Les démarches de participation citoyenne : ce qui reste possible
Les éditions habituelles de budgets participatifs peuvent se dérouler normalement. L’intitulé des événements doit rester factuel : préférez « retour d’expérience » à « nos réussites ».
Confiez l’animation à des techniciens ou des garants externes plutôt qu’à des élus candidats. Pour rassurer toutes les parties, faire signer un engagement de neutralité aux intervenants constitue une bonne pratique inspirée des méthodes de la CNDP.
Gestion des outils numériques et événements
Plateformes participatives et réseaux sociaux
Si votre collectivité utilise une plateforme participative tout au long de l’année, celle-ci peut continuer à fonctionner. Maintenez les démarches en cours tout en gelant toute mise en avant exceptionnelle. Un bandeau de neutralité affiché sur la plateforme permet d'informer le public et de rassurer les élus. Les citoyens comprennent généralement qu’il existe des périodes où certaines actions sont limitées. Cette transparence renforce la confiance dans les institutions locales.
Instances participatives
Les comités de pilotage, comités de projet, conseils de quartier et conseils de citoyens poursuivent leur fonctionnement habituel. La vigilance porte sur les interventions des élus candidats, qui doivent rester strictement neutres. Un briefing préalable, complété idéalement par un engagement écrit, sécurise ces moments d’échange.
Les ressources en cas de doute
Face à une situation incertaine, plusieurs ressources sont disponibles. Au sein de votre collectivité, selon sa taille, vous pouvez consulter le directeur général des services, le directeur de la communication ou le service juridique. Les centres de gestion de la fonction publique territoriale, le service du contrôle de légalité de la préfecture et les associations d’élus locaux constituent également des appuis précieux. Ces structures traitent régulièrement des questions liées à la période de réserve et disposent d’une expertise éprouvée au fil des scrutins.
Une jurisprudence rassurante
Les recherches dans la jurisprudence administrative révèlent un constat encourageant : aucun cas d’annulation d’élections lié uniquement à un dispositif de démocratie participative n’a été identifié. L’affaire de Crest dans la Drôme, jugée le 16 février 2021, illustre cette approche mesurée. Malgré une augmentation du budget participatif et un lancement anticipé de l’appel à projets, seules les prises de parole du maire avant des séances de cinéma ont été qualifiées d’opération de promotion.

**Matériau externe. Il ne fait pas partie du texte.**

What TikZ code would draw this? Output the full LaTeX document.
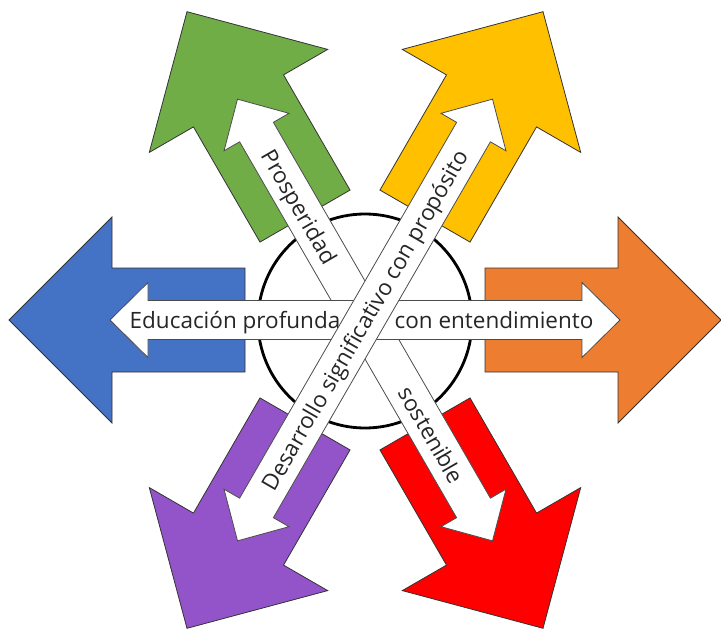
\documentclass[tikz,border=0pt]{standalone}
\usepackage{fontspec}
\setmainfont{Open Sans}
\definecolor{cblue}{HTML}{4472C4}
\definecolor{corange}{HTML}{ED7D31}
\definecolor{cgreen}{HTML}{70AD47}
\definecolor{cyellow}{HTML}{FFC000}
\definecolor{cpurple}{HTML}{9354C9}
\definecolor{cred}{HTML}{FF0000}
\tikzset{
  bigarrow/.style={draw=black!80, line width=0.8pt, line join=miter, fill=#1},
  whitearrow/.style={draw=black!70, line width=0.8pt, line join=miter, fill=white},
  lbl/.style={font=\fontsize{22.5}{27}\selectfont, anchor=base, inner sep=0pt, transform shape, text=black!85}
}
\begin{document}
\begin{tikzpicture}[x=1pt,y=-1pt]
\useasboundingbox (0,0) rectangle (721,634);
% central circle
\draw[line width=2.8pt] (365,321) circle[radius=107];
% coloured arrows
\foreach \ang/\col in {0/corange,60/cyellow,120/cgreen,180/cblue,240/cpurple,300/cred}{
  \begin{scope}[shift={(365,320)},rotate=\ang]
    \draw[bigarrow=\col] (120,-52) -- (253,-52) -- (253,-103) -- (356,0) -- (253,103) -- (253,52) -- (120,52) -- cycle;
  \end{scope}
}
% white double arrows
\begin{scope}[shift={(365,320)},rotate=-60]
  \draw[whitearrow] (-217,-19.5) -- (217,-19.5) -- (217,-37.5) -- (255,0) -- (217,37.5) -- (217,19.5) -- (-217,19.5) -- (-217,37.5) -- (-255,0) -- (-217,-37.5) -- cycle;
  \node[lbl] (prosp) at (-131,8.3) {Prosperidad};
  \node[lbl] (sost) at (133,8.3) {sostenible};
\end{scope}
\begin{scope}[shift={(365,320)}]
  \draw[whitearrow] (-217,-19.5) -- (217,-19.5) -- (217,-37.5) -- (255,0) -- (217,37.5) -- (217,19.5) -- (-217,19.5) -- (-217,37.5) -- (-255,0) -- (-217,-37.5) -- cycle;
  \node[lbl] (educ) at (-130,8.3) {Educación profunda};
  \node[lbl] (ente) at (129,8.3) {con entendimiento};
\end{scope}
\begin{scope}[shift={(365,320)},rotate=60]
  \draw[whitearrow] (-217,-19.5) -- (217,-19.5) -- (217,-37.5) -- (255,0) -- (217,37.5) -- (217,19.5) -- (-217,19.5) -- (-217,37.5) -- (-255,0) -- (-217,-37.5) -- cycle;
  \node[lbl] (desa) at (0,8.3) {Desarrollo significativo con propósito};
\end{scope}
\end{tikzpicture}
\end{document}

Ces éléments n’ont pas conduit à l’annulation des élections. Le juge administratif adopte une approche globale et proportionnée. Il ne sanctionne pas les collectivités qui maintiennent leurs activités normales dans un esprit de neutralité, mais uniquement les abus manifestes où les moyens publics sont détournés au profit d’une campagne électorale.
En pratique : les réflexes à adopter
Pour naviguer sereinement dans cette période, quelques principes simples s’imposent :
- Maintenir le rythme habituel : conservez vos calendriers de communication et vos pratiques participatives sans créer d’effets exceptionnels qui pourraient attirer les soupçons ;
 - Adopter un ton informatif : bannissez toute valorisation d’élus candidats et privilégiez un discours factuel, pédagogique et mesuré dans toutes vos publications ;
 - Respecter les calendriers initiaux : poursuivez les démarches participatives déjà lancées selon leur planning prévu, sans manipulation artificielle des délais pour créer une vitrine électorale ;
 - Documenter vos décisions : conservez des traces de vos choix et de leur justification pour pouvoir les expliquer en cas de contestation ;
 - Solliciter les techniciens : privilégiez l’animation par les services techniques plutôt que par les élus dans les réunions publiques et événements participatifs ;
 - Informer le public : la transparence sur les contraintes de cette période renforce la compréhension et la confiance des citoyens.
 
Période de réserve et démocratie locale
La période de réserve électorale ne doit pas être perçue comme une parenthèse dans la vie démocratique locale. Les collectivités peuvent et doivent continuer à informer leurs citoyens et à les associer aux décisions qui les concernent, même pendant les six mois précédant les élections.
Cette période invite simplement à une vigilance accrue sur la forme et le fond des communications publiques. Elle rappelle que les ressources collectives doivent rester au service de l’intérêt général et non d’ambitions électorales individuelles.
Comme le souligne Marie-Céline Battesti : « Nous sommes peut-être tous en train d’angoisser sur ces sujets à tort, si nous mettons en place les bons garde-fous. » Cette approche pragmatique reconnaît qu’il n’existe pas de réponse automatique. C’est un faisceau d’indicateurs qui permet de prendre des décisions éclairées, en appréciant chaque situation dans son contexte spécifique.
Pour les citoyens, cette période ne modifie pas leur droit à l’information et à la participation. Les instances participatives restent ouvertes, les consultations se poursuivent et les projets d’intérêt général continuent leur cours. La vie démocratique locale ne s’arrête pas : elle s’exerce simplement avec une exigence renforcée de neutralité qui garantit l’équité du scrutin à venir.
Rappel important : Ces conseils constituent des recommandations pratiques issues de l’expérience de terrain et ne peuvent être considérés comme des avis juridiques. Face à une situation spécifique, consultez toujours vos services juridiques internes, votre préfecture ou tout autre référent compétent.